I will for the moment leave aside my concerns about the loss of important historical resources like Geocities and focus on the long term.  Pretty soon we’re going to stop letting such things slip through our fingers.  If Geocities had survived in its entirety historians of the Early Web Era would have the unfortunate task before them of sorting through thousands of web pages that look like this in the hope of telling a story that is worth the effort.  How little of the current world archive sits dusty and unused?  How much more would do so if the contents were printed on NEON PAPER?

There is much to be said for the tools of analysis that digitization makes available to grind through such huge masses of data.  And of course I do feel that the glut of data being digitally preserved is going to be ultimately beneficial.  But the prospect of living in the generation that is tasked to invent the new techniques of historical practice that will be necessary to make the most of the resources at hand is daunting.  Dealing with the past we’ve got is complicated enough, and imagining an infinitely deeper and more comprehensively documented one can be terrifying.

 

Survivor: Archives

I recently had the good fortune to be in a position to hijack all conversation during a two hour car ride with several other budding public historians. We were returning from a workshop on grantwriting presented by a program officer from the NEH. The circumstances and environment of the event were fertile soil for the germination of tiny idea-sprouts, and I jotted down several. When we commenced our drive home I decided to dragoon my fellow travelers into fleshing one of them out.

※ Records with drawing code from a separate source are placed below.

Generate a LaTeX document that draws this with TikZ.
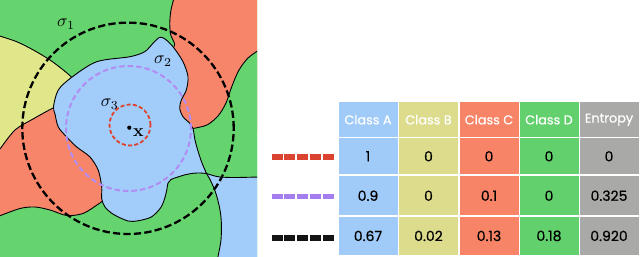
\documentclass[tikz,border=0pt]{standalone}
\usepackage[no-math]{fontspec}
\setmainfont{Poppins}
\newfontfamily\numfont{Poppins}[FakeBold=0.7]
\newfontfamily\headfont{Poppins}[FakeBold=0.6]
\definecolor{mgreen}{HTML}{66D46E}
\definecolor{mblue}{HTML}{A2CDFB}
\definecolor{mred}{HTML}{F7856A}
\definecolor{myellow}{HTML}{E0E68A}
\definecolor{cA}{HTML}{A0CBF8}
\definecolor{cB}{HTML}{DCDC8C}
\definecolor{cC}{HTML}{F88468}
\definecolor{cD}{HTML}{62D06D}
\definecolor{cE}{HTML}{A9AAA7}
\definecolor{sred}{HTML}{DE412C}
\definecolor{spurple}{HTML}{B18CF3}
\definecolor{lred}{HTML}{D9432F}
\definecolor{lpurple}{HTML}{A47EEE}
\definecolor{lblack}{HTML}{141414}
\newcommand{\biglab}[1]{\scalebox{1.75}{$#1$}}
\tikzset{
  border/.style={draw=black, line width=0.9pt, line join=round},
  cell/.style={minimum width=59pt, inner sep=0pt, anchor=center},
  headcell/.style={cell, minimum height=34.7pt, text=white, font=\headfont\fontsize{12.8}{13}\selectfont},
  numcell/.style={cell, text=black, font=\numfont\fontsize{14}{15}\selectfont},
  rowa/.style={numcell, minimum height=36pt},
  rowb/.style={numcell, minimum height=39.5pt},
  rowc/.style={numcell, minimum height=37.2pt},
  legline/.style={line width=6.3pt, dash pattern=on 11pt off 1.75pt},
  lab/.style={inner sep=0pt, text=black}
}
\begin{document}
\begin{tikzpicture}[x=1pt,y=-1pt]
\useasboundingbox (0,0) rectangle (640,257);
\fill[white] (0,0) rectangle (640,257);
% ---------------- map ----------------
\begin{scope}
\clip (0,0) rectangle (257,257);
\fill[mgreen] (-2,-2) rectangle (260,260);
% red, lower left
\fill[mred] plot[smooth] coordinates {(0,149) (15,130) (33,119) (52,108.5) (62,104)}
  -- (85,110) -- (120,195) -- (104,200)
  -- plot[smooth] coordinates {(104,200) (97,205) (83,213.5) (66.7,215.5) (50,210) (35,207) (20,208.5) (0,216)}
  -- (-5,216) -- (-5,149) -- cycle;
% yellow
\fill[myellow] plot[smooth] coordinates {(-2,35.5) (16.7,41.7) (33.3,50) (50,60) (63.3,70) (71.7,77.3) (78,84)}
  -- (85,100) -- (62,104)
  -- plot[smooth] coordinates {(62,104) (52,108.5) (33,119) (15,130) (0,149)}
  -- (-5,149) -- (-5,35.5) -- cycle;
% red, upper right
\fill[mred] plot[smooth] coordinates {(174,-2) (171,10) (169.8,22) (170.5,34) (174.5,43.5) (174,46.5)}
  -- (165,60) -- (170,110) -- (188,131) -- (260,131) -- (260,-2) -- cycle;
% green, right
\fill[mgreen] plot[smooth] coordinates {(259,50) (248,58) (239,70) (232,86) (226,103) (218,116) (207,125) (193,128.5)}
  -- (188,131) -- (190,145) -- (197,162) -- (206.5,173.5)
  -- plot[smooth] coordinates {(206.5,173.5) (213,175.5) (220,177) (235,177.5) (259,177)}
  -- (260,177) -- (260,50) -- cycle;
% blue, lower right
\fill[mblue] plot[smooth] coordinates {(206.5,173.5) (213,175.5) (220,177) (235,177.5) (259,177)}
  -- (260,260) -- (217.5,260)
  -- plot[smooth] coordinates {(217.5,259) (221,240) (221.3,222) (220,210) (217,197) (213.5,187) (210,179.5) (206.5,173.5)}
  -- cycle;
% boundary lines
\draw[border] plot[smooth] coordinates {(-2,35.5) (16.7,41.7) (33.3,50) (50,60) (63.3,70) (71.7,77.3) (78,84)};
\draw[border] plot[smooth] coordinates {(0,149) (15,130) (33,119) (52,108.5) (62,104)};
\draw[border] plot[smooth] coordinates {(104,200) (97,205) (83,213.5) (66.7,215.5) (50,210) (35,207) (20,208.5) (-2,216.5)};
\draw[border] plot[smooth] coordinates {(174,-2) (171,10) (169.8,22) (170.5,34) (174.5,43.5) (174,46.5)};
\draw[border] plot[smooth] coordinates {(259,50) (248,58) (239,70) (232,86) (226,103) (218,116) (207,125) (193,128.5)};
\draw[border] plot[smooth] coordinates {(206.5,173.5) (213,175.5) (220,177) (235,177.5) (259,177)};
\draw[border] plot[smooth] coordinates {(217.5,259) (221,240) (221.3,222) (220,210) (217,197) (213.5,187) (210,179.5) (206.5,173.5)};
% central blob
\path[border, fill=mblue] plot[smooth] coordinates {(206.5,173.5) (200,173) (193,173.3) (185,174.8) (177,177.3) (171,179.5) (168,183) (166.8,190) (164.5,199) (160.5,208) (151.3,217) (138,220.8) (128,221) (113.3,214.3) (105,207) (101.7,198.7) (101.7,187) (98.3,170.3) (90,157) (76.7,147) (66.7,137) (58.3,127) (55,114) (53.5,106.5) (58.3,90) (71.7,77.3) (96.7,61.7) (130,56.7) (144.7,51.7) (153,43.3) (159.7,37.3) (165,39) (173,46.7) (183,61.7) (188,76.7) (186.3,90) (181.3,100) (179.7,108.3) (183,116.7) (189.7,123.3) (193,128.5) (195,140) (198,151) (202,163) (206.5,173.5)} -- cycle;
\end{scope}
% circles
\coordinate (c1) at (128,128.3);
\coordinate (c2) at (128.5,128.5);
\coordinate (c3) at (130,125);
\draw[black, line width=2.3pt, dash pattern=on 7.3pt off 3.2pt] (c1) circle[radius=105.7pt];
\draw[spurple, line width=2pt, dash pattern=on 5.5pt off 3pt] (c2) circle[radius=62.5pt];
\draw[sred, line width=1.8pt, dash pattern=on 4pt off 2.3pt] (c3) circle[radius=20.5pt];
\node[circle, fill=black, inner sep=0pt, minimum size=4.2pt] (dot) at (129.3,127.7) {};
\node[lab] (xl) at (138.5,132.5) {\biglab{\mathbf{x}}};
\node[lab] (s1) at (66,24) {\biglab{\sigma_1}};
\node[lab] (s2) at (163,61) {\biglab{\sigma_2}};
\node[lab] (s3) at (109.7,104.5) {\biglab{\sigma_3}};
% ---------------- legend ----------------
\coordinate (lr1) at (271.7,157);
\coordinate (lr2) at (334,157);
\coordinate (lp1) at (271.7,196.7);
\coordinate (lp2) at (334,196.7);
\coordinate (lb1) at (271.7,238.3);
\coordinate (lb2) at (334,238.3);
\draw[legline, lred] (lr1) -- (lr2);
\draw[legline, lpurple, line width=5.3pt] (lp1) -- (lp2);
\draw[legline, lblack] (lb1) -- (lb2);
% ---------------- table ----------------
\node[headcell, fill=cA] (hA) at (368,119.7) {Class A};
\node[headcell, fill=cB] (hB) at (428.5,119.7) {Class B};
\node[headcell, fill=cC] (hC) at (489,119.7) {Class C};
\node[headcell, fill=cD] (hD) at (549,119.7) {Class D};
\node[headcell, fill=cE] (hE) at (609,119.7) {Entropy};
\node[rowa, fill=cA] (a1) at (368,156.3) {1};
\node[rowa, fill=cB] (b1) at (428.5,156.3) {0};
\node[rowa, fill=cC] (c1n) at (489,156.3) {0};
\node[rowa, fill=cD] (d1) at (549,156.3) {0};
\node[rowa, fill=cE] (e1) at (609,156.3) {0};
\node[rowb, fill=cA] (a2) at (368,195.7) {0.9};
\node[rowb, fill=cB] (b2) at (428.5,195.7) {0};
\node[rowb, fill=cC] (c2n) at (489,195.7) {0.1};
\node[rowb, fill=cD] (d2) at (549,195.7) {0};
\node[rowb, fill=cE] (e2) at (609,195.7) {0.325};
\node[rowc, fill=cA] (a3) at (368,235.9) {0.67};
\node[rowc, fill=cB] (b3) at (428.5,235.9) {0.02};
\node[rowc, fill=cC] (c3n) at (489,235.9) {0.13};
\node[rowc, fill=cD] (d3) at (549,235.9) {0.18};
\node[rowc, fill=cE] (e3) at (609,235.9) {0.920};
\end{tikzpicture}
\end{document}
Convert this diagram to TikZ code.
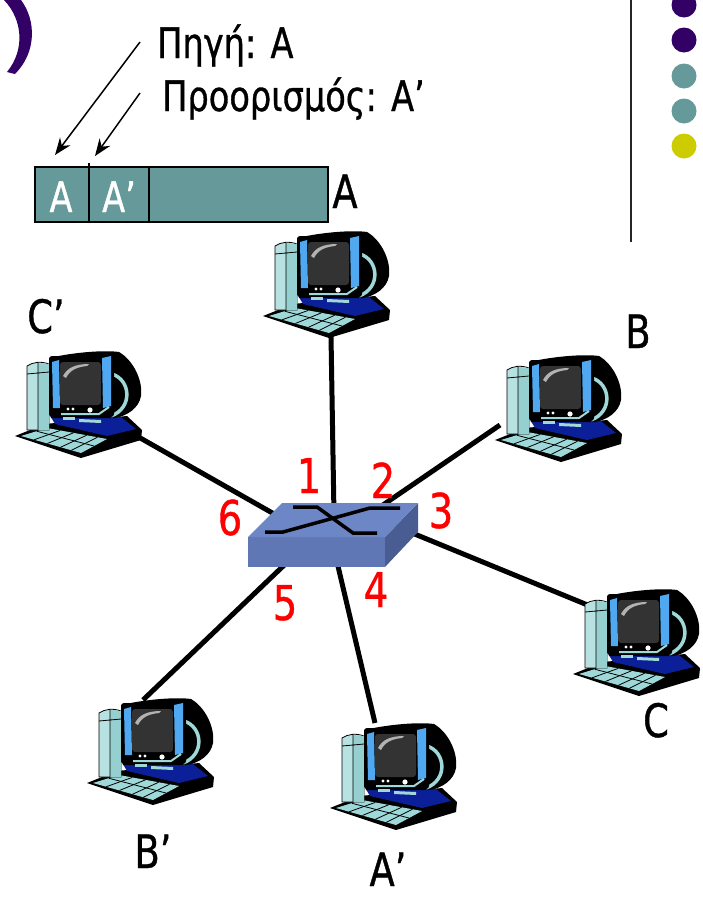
\documentclass[tikz,border=0pt]{standalone}
\usepackage{fontspec}
\setmainfont{DejaVu Sans}[FakeStretch=0.8,FakeBold=0.8]
\usetikzlibrary{arrows.meta,calc}
\definecolor{pur}{HTML}{330066}
\definecolor{tealc}{HTML}{669999}
\definecolor{yel}{HTML}{CCCC00}
\definecolor{swtop}{HTML}{6C86C6}
\definecolor{swfront}{HTML}{5F78B5}
\definecolor{swside}{HTML}{4A5D92}
\definecolor{bezel}{HTML}{4FA8F0}
\definecolor{scr}{HTML}{333333}
\definecolor{cyanl}{HTML}{9ED8D8}
\definecolor{baseb}{HTML}{0B1F99}
\definecolor{tower}{HTML}{B8E2E2}
\tikzset{
  computer/.pic={
    % bottom black base / keyboard outline
    \fill[black] (0,86) -- (30,74) -- (112,66) -- (127,80) -- (126,90) -- (66,108) -- cycle;
    \fill[baseb] (33,62) -- (102,64) -- (121,79) -- (92,86) -- (40,74) -- cycle;
    \fill[cyanl] (6,86) -- (32,78) -- (92,89) -- (66,103) -- cycle;
    \foreach \t in {0.22,0.44,0.66,0.84}
      \draw[black, line width=0.8pt] ($(6,86)!\t!(66,103)$) -- ($(32,78)!\t!(92,89)$);
    \draw[black, line width=0.8pt] ($(6,86)!0.6!(32,78)$) -- ($(66,103)!0.5!(92,89)$);
    % tower
    \filldraw[fill=tower, draw=black, line width=0.8pt] (12,16) -- (12,80) -- (34,80) -- (34,14) .. controls (26,11) and (18,12) .. (12,16) -- cycle;
    \fill[cyanl!85!tealc] (23,13) -- (34,14) -- (34,80) -- (23,80) -- cycle;
    \draw[black, line width=0.8pt] (23,13) -- (23,80) (12,24) -- (34,22);
    % monitor back and neck
    \fill[black] (34,8) .. controls (60,2) and (90,0) .. (104,2) .. controls (118,10) and (128,30) .. (126,46) .. controls (124,58) and (112,66) .. (100,68) -- (36,68) -- cycle;
    \draw[cyanl, line width=3.5pt] (97,24) .. controls (116,30) and (118,58) .. (96,66);
    % monitor front
    \fill[black, rounded corners=3pt] (34,6) rectangle (99,67);
    \fill[bezel] (37,12) -- (44,10) -- (45,58) -- (38,58) -- cycle;
    \fill[bezel] (87,8) -- (96,6) -- (96,56) -- (88,58) -- cycle;
    \fill[scr, rounded corners=3pt] (45,12) rectangle (86,55);
    \fill[gray!60] (48,26) .. controls (52,18) and (60,14) .. (74,14) -- (72,16) .. controls (62,17) and (55,20) .. (51,28) -- cycle;
    \draw[cyanl, line width=2pt] (46,64) -- (84,64) -- (94,57);
    \fill[white] (53,59) circle (1.7) (58,59) circle (1.7) (75,60) circle (2.6);
    \fill[cyanl] (48,67) -- (60,67) -- (60,70) -- (48,70) -- cycle;
    \fill[cyanl] (64,69) -- (86,70) -- (86,73) -- (64,72) -- cycle;
  }
}
\begin{document}
\begin{tikzpicture}[x=1pt,y=-1pt,
  lbl/.style={inner sep=0pt, anchor=base, font=\fontsize{46}{50}\selectfont},
  num/.style={inner sep=0pt, anchor=base, text=red, font=\fontsize{48}{50}\selectfont},
  link/.style={line width=5pt},
  ptr/.style={line width=1.5pt, -{Stealth[length=17pt,width=13pt]}},
  bullet/.style={circle, inner sep=0pt, minimum size=25pt}]
\useasboundingbox (0,0) rectangle (703,897);

% slide decorations
\fill[pur] (4,0) -- (21,0) .. controls (36,20) and (37,52) .. (15,74) -- (7,72) .. controls (25,50) and (23,20) .. (4,0) -- cycle;
\draw[line width=2pt, black!85] (631,0) -- (631,242);
\node[bullet, fill=pur]  (b1) at (684,5) {};
\node[bullet, fill=pur]  (b2) at (684,40) {};
\node[bullet, fill=tealc] (b3) at (684,76) {};
\node[bullet, fill=tealc] (b4) at (684,111) {};
\node[bullet, fill=yel]  (b5) at (684,146) {};

% frame
\node[draw=black, line width=1.5pt, fill=tealc, minimum width=293pt, minimum height=55pt, anchor=north west, inner sep=0pt] (pkt) at (34,166) {};
\draw[line width=1.5pt] (89,163) -- (89,221);
\draw[line width=1.5pt] (149,166) -- (149,221);
\node[lbl, text=white, font=\fontsize{42}{44}\selectfont] (fa) at (61,212) {A};
\node[lbl, text=white, font=\fontsize{42}{44}\selectfont] (fap) at (119,212) {A'};

\node[inner sep=0pt, anchor=base west, font=\fontsize{42}{44}\selectfont] (src) at (157,58) {Πηγή: A};
\node[inner sep=0pt, anchor=base west, font=\fontsize{42}{44}\selectfont] (dst) at (162,111) {Προορισμός: A'};
\coordinate (s1) at (140,42);
\coordinate (t1) at (55,155);
\coordinate (s2) at (140,93);
\coordinate (t2) at (95,156);
\draw[ptr] (s1) -- (t1);
\draw[ptr] (s2) -- (t2);

% connection points
\coordinate (A-port) at (331,336);
\coordinate (B-port) at (500,425);
\coordinate (Cp-port) at (135,435);
\coordinate (C-port) at (590,606);
\coordinate (Ap-port) at (375,723);
\coordinate (Bp-port) at (143,700);
\coordinate (sw1) at (334,515);
\coordinate (sw2) at (380,507);
\coordinate (sw3) at (400,528);
\coordinate (sw4) at (333,545);
\coordinate (sw5) at (300,550);
\coordinate (sw6) at (290,523);
\draw[link] (A-port) -- (sw1);
\draw[link] (B-port) -- (sw2);
\draw[link] (C-port) -- (sw3);
\draw[link] (Ap-port) -- (sw4);
\draw[link] (Bp-port) -- (sw5);
\draw[link] (Cp-port) -- (sw6);

% computers
\pic (A) at (263,230) {computer};
\pic (B) at (495,354) {computer};
\pic (Cp) at (15,350) {computer};
\pic (C) at (573,588) {computer};
\pic (Ap) at (330,722) {computer};
\pic (Bp) at (87,697) {computer};

% switch
\fill[swside] (385,537) -- (418,503) -- (418,532) -- (385,567) -- cycle;
\fill[swfront] (248,537) rectangle (385,567);
\fill[swtop] (282,503) -- (418,503) -- (385,537) -- (248,537) -- cycle;
\draw[line width=3.5pt] (293,507) -- (317,507) -- (353,533) -- (377,533);
\draw[line width=3.5pt] (265,532) -- (283,532) -- (370,508) -- (400,508);

% labels
\node[lbl] (lA) at (345,208) {A};
\node[lbl] (lCp) at (46,333) {C'};
\node[lbl] (lB) at (638,348) {B};
\node[lbl] (lC) at (656,737) {C};
\node[lbl] (lBp) at (153,868) {B'};
\node[lbl] (lAp) at (388,886) {A'};

% port numbers
\node[num] (n1) at (309,493) {1};
\node[num] (n2) at (383,498) {2};
\node[num] (n3) at (441,528) {3};
\node[num] (n4) at (376,607) {4};
\node[num] (n5) at (285,620) {5};
\node[num] (n6) at (230,535) {6};
\end{tikzpicture}
\end{document}
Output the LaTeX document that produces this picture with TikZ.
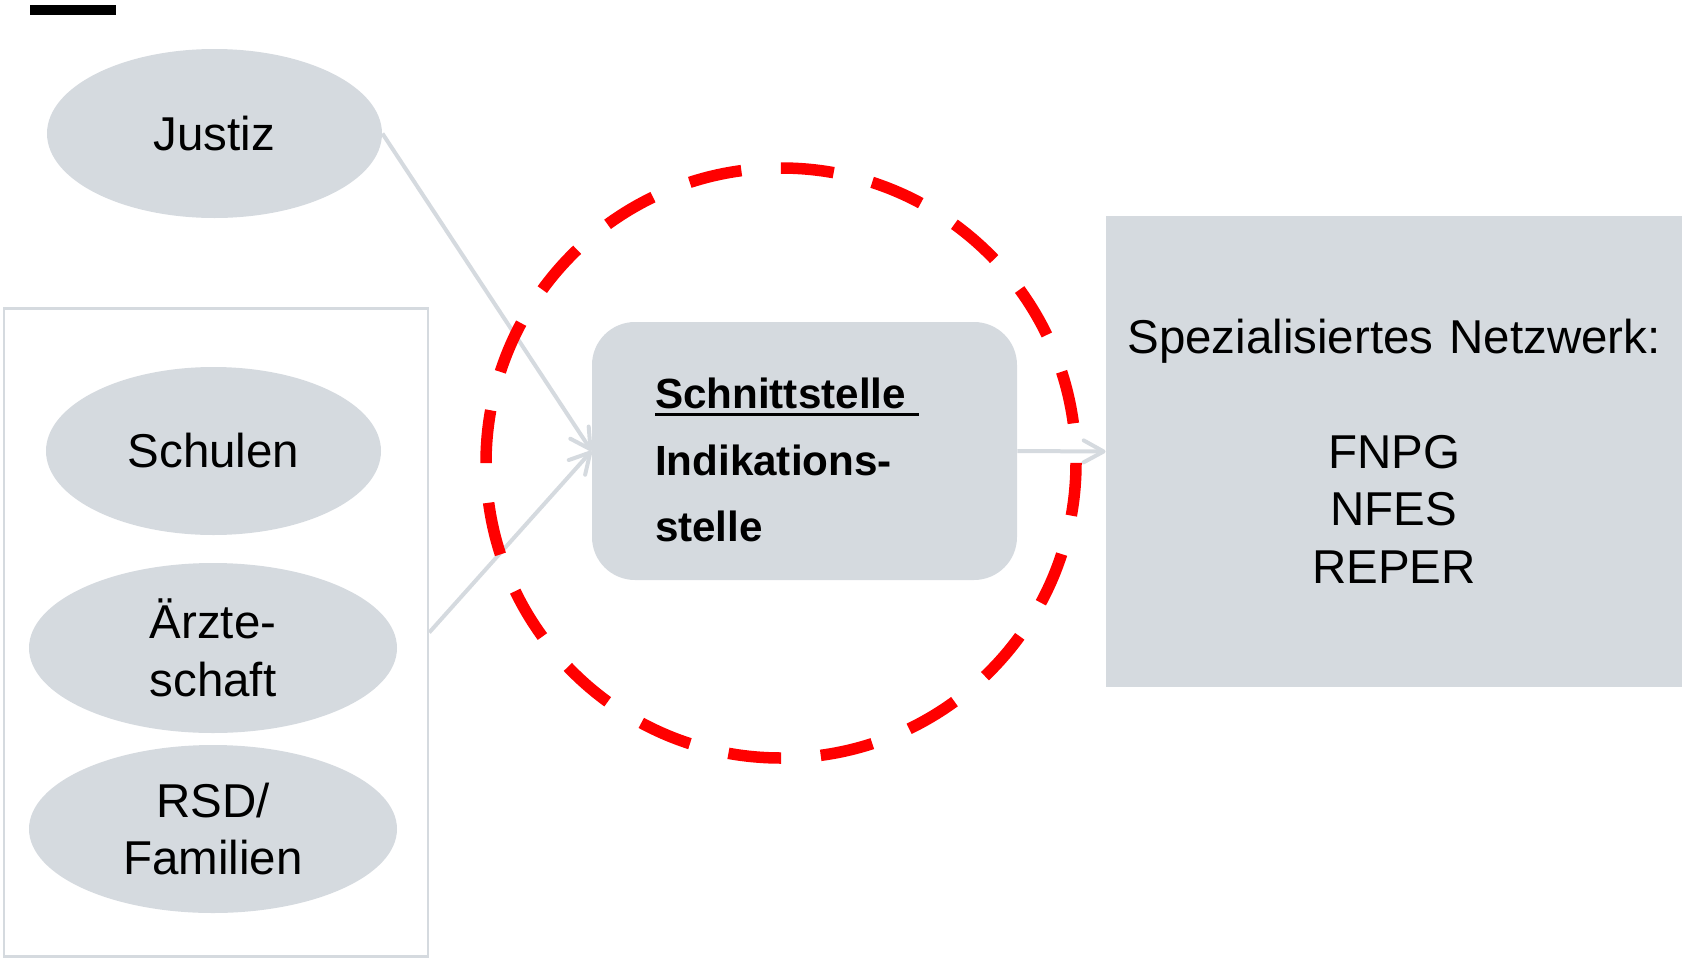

Somehow during the proceedings of the day I decided that what the historical profession really needed was a reality TV show. Maybe I felt that the discipline was too classy to survive in the modern world. Maybe it seemed a Trojan Horse to sneak historical thinking past the educational-programming-alarms that come standard on todays model of citizen. Actually, more likely is that the image struck me as something *I* would like to watch, and therefore that I could conceiveably work on for more than the time it took to formulate the thought in the first place. So, here’s the “elevator pitch”:

This project would involve a partnership between historical institutions of various sorts and local high schools, community centers, or otherwise with the lay public. The basic aim would be to connect working historians with interested but unexposed persons, who would have an opportunity to “be an historian for a day.” Historical institutions would be solicited for volunteers who are currently engaged in projects of one sort or another, and who would be willing to plan a kind of hands-on introduction to the kind of work that goes into research, exhibit design, preservation work, or whatnot. Lay participants would work alongside their historian for the day and get their hands dirty (or, more likely, dusty) on the real day-to-day stuff of history. Each encounter would be filmed with an aim toward editing a 15 or 30 minute episode which could be released for public viewing through a Youtube channel or other means of digital distribution.

The overall goals of the project would be two-fold: participants would gain a degree of personal investment in the project that they had helped to bring into being, and the once-around-the-world overview of the work of historians would serve as outreach and educational resource for the public at large. I think that the majority of people don’t really have a clear idea of where that stuff in the textbooks or museums comes from, and learning that it is the product of work and creativity could lead both to an increased appreciation for the material itself, as well as a greater understanding that history is not complete and monolithic, but a process that is constantly in motion, a body of knowledge created and recreated by real people.